AMARI, Scimmie d’amore (Riotmaker / Warner, 2007)

Sei a letto. Appena tornato dopo una serata: c’era una band sul palco, hai ballato, hai “schivato alberi e pali” tornando a casa. Prima di dormire, prendi il libretto di un disco colorato, ne leggi i testi e non vedi l’ora che sia il giorno dopo per ascoltare. Eppure, il giorno dopo, la frenesia diventa una delusione lieve.

Perché “Scimmie d’amore” sarebbe molto più interessante se fosse letto, piuttosto che ascoltato. Qualcuno ha scritto che i testi degli Amari sembrano presi da un blog, e mi sembra il miglior complimento possibile per “Scimmie d’amore”: trovi piccole verità tra quelle parole che parlano di odiosi rituali collettivi, di amici persi nella nebbia, di imbarazzi da innamorato (gli anni ’80 alla ribalta di “Arpegginlove”) e di piccole liti (la scanzonata irritabilità di “Ice albergo”), delle nostalgie che circondano i trent’anni.

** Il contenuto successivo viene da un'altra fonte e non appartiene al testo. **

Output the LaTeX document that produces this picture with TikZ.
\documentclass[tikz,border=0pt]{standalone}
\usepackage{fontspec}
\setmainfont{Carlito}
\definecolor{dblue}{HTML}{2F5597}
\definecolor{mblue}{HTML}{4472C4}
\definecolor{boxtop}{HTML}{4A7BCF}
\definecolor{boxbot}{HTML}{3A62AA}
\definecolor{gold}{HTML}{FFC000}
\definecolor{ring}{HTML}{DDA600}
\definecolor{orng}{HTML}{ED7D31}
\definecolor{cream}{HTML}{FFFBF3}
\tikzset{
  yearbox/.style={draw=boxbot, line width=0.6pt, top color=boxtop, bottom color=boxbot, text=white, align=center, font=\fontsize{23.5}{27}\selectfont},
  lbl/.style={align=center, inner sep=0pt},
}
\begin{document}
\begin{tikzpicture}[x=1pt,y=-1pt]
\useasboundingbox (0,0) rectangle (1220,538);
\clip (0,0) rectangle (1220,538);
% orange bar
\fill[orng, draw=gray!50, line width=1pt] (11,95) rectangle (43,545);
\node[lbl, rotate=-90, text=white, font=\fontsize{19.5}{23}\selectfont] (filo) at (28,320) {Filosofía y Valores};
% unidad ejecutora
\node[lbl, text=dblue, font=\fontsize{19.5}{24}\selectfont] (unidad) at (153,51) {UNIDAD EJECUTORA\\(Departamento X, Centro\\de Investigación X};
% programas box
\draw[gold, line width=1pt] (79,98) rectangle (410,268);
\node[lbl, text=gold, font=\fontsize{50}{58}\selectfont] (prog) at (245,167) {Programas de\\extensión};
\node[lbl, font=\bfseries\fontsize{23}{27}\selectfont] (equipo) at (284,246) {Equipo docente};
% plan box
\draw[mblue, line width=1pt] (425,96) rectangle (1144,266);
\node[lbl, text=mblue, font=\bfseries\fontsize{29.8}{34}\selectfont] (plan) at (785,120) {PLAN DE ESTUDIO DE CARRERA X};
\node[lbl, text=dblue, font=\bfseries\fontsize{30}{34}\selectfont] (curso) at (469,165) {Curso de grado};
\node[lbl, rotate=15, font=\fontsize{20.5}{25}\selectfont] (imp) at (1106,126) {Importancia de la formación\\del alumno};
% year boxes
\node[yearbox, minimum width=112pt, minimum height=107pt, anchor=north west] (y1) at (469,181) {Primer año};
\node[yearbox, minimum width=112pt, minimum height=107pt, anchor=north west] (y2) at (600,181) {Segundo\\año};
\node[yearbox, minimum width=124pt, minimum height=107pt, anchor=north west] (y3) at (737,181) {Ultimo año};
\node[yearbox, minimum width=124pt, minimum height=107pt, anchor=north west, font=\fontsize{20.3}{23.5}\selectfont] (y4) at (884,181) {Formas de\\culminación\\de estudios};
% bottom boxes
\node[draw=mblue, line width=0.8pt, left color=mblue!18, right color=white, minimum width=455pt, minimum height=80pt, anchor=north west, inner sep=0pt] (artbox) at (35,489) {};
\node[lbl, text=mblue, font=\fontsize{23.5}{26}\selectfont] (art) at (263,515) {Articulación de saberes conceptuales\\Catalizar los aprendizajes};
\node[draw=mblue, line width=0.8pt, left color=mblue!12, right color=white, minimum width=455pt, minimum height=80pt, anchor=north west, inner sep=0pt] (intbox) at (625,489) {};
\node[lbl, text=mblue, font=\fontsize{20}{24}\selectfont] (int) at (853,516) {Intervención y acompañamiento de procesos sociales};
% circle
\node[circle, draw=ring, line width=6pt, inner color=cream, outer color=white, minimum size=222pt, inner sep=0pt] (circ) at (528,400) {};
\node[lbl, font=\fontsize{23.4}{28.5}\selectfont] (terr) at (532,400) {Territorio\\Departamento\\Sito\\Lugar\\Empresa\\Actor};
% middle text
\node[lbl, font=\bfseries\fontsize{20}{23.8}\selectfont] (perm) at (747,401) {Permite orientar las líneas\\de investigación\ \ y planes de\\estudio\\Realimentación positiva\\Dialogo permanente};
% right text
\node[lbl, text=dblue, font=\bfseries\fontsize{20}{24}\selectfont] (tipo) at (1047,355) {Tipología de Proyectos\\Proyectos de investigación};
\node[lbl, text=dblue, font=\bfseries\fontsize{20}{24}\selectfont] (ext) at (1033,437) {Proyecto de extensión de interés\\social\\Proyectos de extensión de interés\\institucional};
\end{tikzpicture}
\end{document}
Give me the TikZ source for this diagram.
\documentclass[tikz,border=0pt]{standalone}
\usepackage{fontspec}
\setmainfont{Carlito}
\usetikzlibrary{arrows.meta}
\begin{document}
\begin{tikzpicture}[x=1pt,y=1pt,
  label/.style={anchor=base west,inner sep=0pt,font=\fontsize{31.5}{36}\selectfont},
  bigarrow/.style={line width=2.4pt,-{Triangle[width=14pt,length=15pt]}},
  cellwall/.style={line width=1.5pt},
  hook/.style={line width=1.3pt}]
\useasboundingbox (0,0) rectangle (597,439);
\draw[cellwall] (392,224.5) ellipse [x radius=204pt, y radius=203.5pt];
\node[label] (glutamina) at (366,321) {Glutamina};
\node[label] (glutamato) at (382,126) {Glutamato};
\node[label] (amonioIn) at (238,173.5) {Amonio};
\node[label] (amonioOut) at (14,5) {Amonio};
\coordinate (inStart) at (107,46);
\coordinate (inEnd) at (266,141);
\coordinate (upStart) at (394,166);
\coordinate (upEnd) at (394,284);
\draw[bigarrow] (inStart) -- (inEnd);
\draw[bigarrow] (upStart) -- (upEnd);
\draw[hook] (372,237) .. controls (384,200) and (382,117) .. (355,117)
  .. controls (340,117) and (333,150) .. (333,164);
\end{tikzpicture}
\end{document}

Ma poi l’ascolto le tradisce, e le trasforma in canzoni dalla direzione incerta. Pop? Non esattamente. Hip-hop? Quasi per nulla, solo in un cantato che finisce per essere stentato piuttosto che efficace.

Electro? Ecco, qui ci siamo già di più: al passo coi tempi (il tormentone “Le gite fuori porta” non esisterebbe senza i dischi Ed Banger), il suono digitale degli Amari mira alla canzone, come potrebbe fare Booka Shade se solo volesse raccontare i suoi dubbiosi trent’anni.

Purtroppo, però, si resta soddisfatti a metà, e “Scimmie d’amore” assomiglia ad un elastico che, tirato in troppe direzioni diverse, finisce per appiattirsi mogio nel suo stato di quiete.